Restate, exactly and without pictures, the lines from the start of the listing below through the line holding "ErrorBar, ReferenceLine, ReferenceArea".

::: Recorded information :::

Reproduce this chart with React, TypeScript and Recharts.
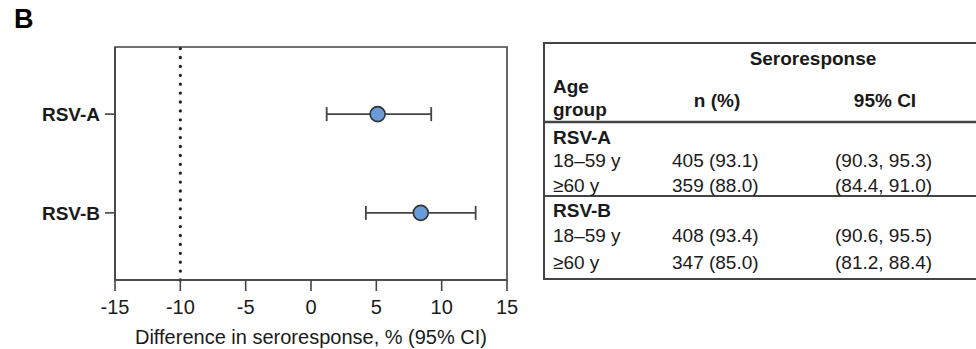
import React from "react";
import { ScatterChart, Scatter, XAxis, YAxis, ErrorBar, ReferenceLine, ReferenceArea } from "recharts";

const groups = ["RSV-A", "RSV-B"];
const diff = [5.1, 8.4];
const ciLow = [1.2, 4.2];
const ciHigh = [9.2, 12.6];
const xTicks = [-15, -10, -5, 0, 5, 10, 15];

const ageGroups = ["18–59 y", "≥60 y"];
const nPct = [
  ["405 (93.1)", "359 (88.0)"],
  ["408 (93.4)", "347 (85.0)"],
];
const ci95 = [
  ["(90.3, 95.3)", "(84.4, 91.0)"],
  ["(90.6, 95.5)", "(81.2, 88.4)"],
];

const FONT = "'Liberation Sans', Arial, Helvetica, sans-serif";
const INK = "#1a1a1a";
const LINE = "#444";

const points = groups.map((g, i) => ({
  y: i + 1,
  x: diff[i],
  err: [diff[i] - ciLow[i], ciHigh[i] - diff[i]],
}));

const Dot = (props: any) => {
  const { cx, cy } = props;
  return <circle cx={cx} cy={cy} r={7.5} fill="#6a9bd6" stroke="#333" strokeWidth={1.6} />;
};

function SeroTable() {
  // text baselines for each group: group title, then the two age rows
  const rowY = [
    [144, 167, 192],
    [217, 242, 269],
  ];
  return (
    <svg width={976} height={349} style={{ position: "absolute", left: 0, top: 0 }} fontFamily={FONT} fontSize={19} fill={INK}>
      <line x1={544} y1={43} x2={976} y2={43} stroke={LINE} strokeWidth={2} />
      <line x1={544} y1={42} x2={544} y2={280} stroke={LINE} strokeWidth={2} />
      <line x1={544} y1={279} x2={976} y2={279} stroke={LINE} strokeWidth={2} />
      <line x1={544} y1={122} x2={976} y2={122} stroke={LINE} strokeWidth={2.5} />
      <line x1={544} y1={196} x2={976} y2={196} stroke={LINE} strokeWidth={1.8} />
      <text x={813} y={65} textAnchor="middle" fontWeight="bold">Seroresponse</text>
      <text x={553} y={93} fontWeight="bold">Age</text>
      <text x={553} y={116} fontWeight="bold">group</text>
      <text x={717} y={107} textAnchor="middle" fontWeight="bold">n (%)</text>
      <text x={885} y={107} textAnchor="middle" fontWeight="bold">95% CI</text>
      {groups.map((g, gi) => (
        <g key={g}>
          <text x={553} y={rowY[gi][0]} fontWeight="bold">{g}</text>
          {ageGroups.map((a, ai) => (
            <g key={a}>
              <text x={553} y={rowY[gi][ai + 1]}>{a}</text>
              <text x={672} y={rowY[gi][ai + 1]}>{nPct[gi][ai]}</text>
              <text x={835} y={rowY[gi][ai + 1]}>{ci95[gi][ai]}</text>
            </g>
          ))}
        </g>
      ))}
    </svg>
  );
}

export default function App() {
  return (
    <div style={{ position: "absolute", left: 0, top: 0, width: 976, height: 349, background: "#fff", fontFamily: FONT }}>
      <div style={{ position: "absolute", left: 14, top: 6, fontSize: 27, fontWeight: "bold", color: "#000", lineHeight: 1 }}>B</div>
      <div style={{ position: "absolute", left: 0, top: 0 }}>
        <ScatterChart width={540} height={349} margin={{ top: 47, right: 33, bottom: 0, left: 0 }}>
          <ReferenceArea x1={-15} x2={15} y1={0.32} y2={2.68} fill="none" stroke={LINE} strokeWidth={1.6} />
          <XAxis
            type="number"
            dataKey="x"
            domain={[-15, 15]}
            ticks={xTicks}
            interval={0}
            height={69}
            tickSize={11}
            tickMargin={9}
            stroke={LINE}
            strokeWidth={1.6}
            tick={{ fill: INK, fontSize: 20, fontFamily: FONT }}
            label={{ value: "Difference in seroresponse, % (95% CI)", position: "insideBottom", offset: 5, fill: INK, fontSize: 20, fontFamily: FONT }}
          />
          <YAxis
            type="number"
            dataKey="y"
            domain={[0.32, 2.68]}
            reversed
            ticks={[1, 2]}
            interval={0}
            width={115}
            tickSize={10}
            tickMargin={5}
            stroke={LINE}
            strokeWidth={1.6}
            tickFormatter={(v: number) => groups[v - 1] ?? ""}
            tick={{ fill: INK, fontSize: 19, fontWeight: "bold", fontFamily: FONT }}
          />
          <ReferenceLine x={-10} stroke="#222" strokeWidth={3.3} strokeDasharray="0 8.9" strokeLinecap="round" />
          <Scatter data={points} isAnimationActive={false} shape={() => <g />}>
            <ErrorBar dataKey="err" direction="x" width={7} stroke={LINE} strokeWidth={1.8} isAnimationActive={false} />
          </Scatter>
          <Scatter data={points} isAnimationActive={false} shape={Dot} />
        </ScatterChart>
      </div>
      <SeroTable />
    </div>
  );
}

:::

◆ **Solution to this exercise**
Reproduce this chart with React, TypeScript and Recharts.
import React from "react";
import { ScatterChart, Scatter, XAxis, YAxis, ErrorBar, ReferenceLine, ReferenceArea } from "recharts";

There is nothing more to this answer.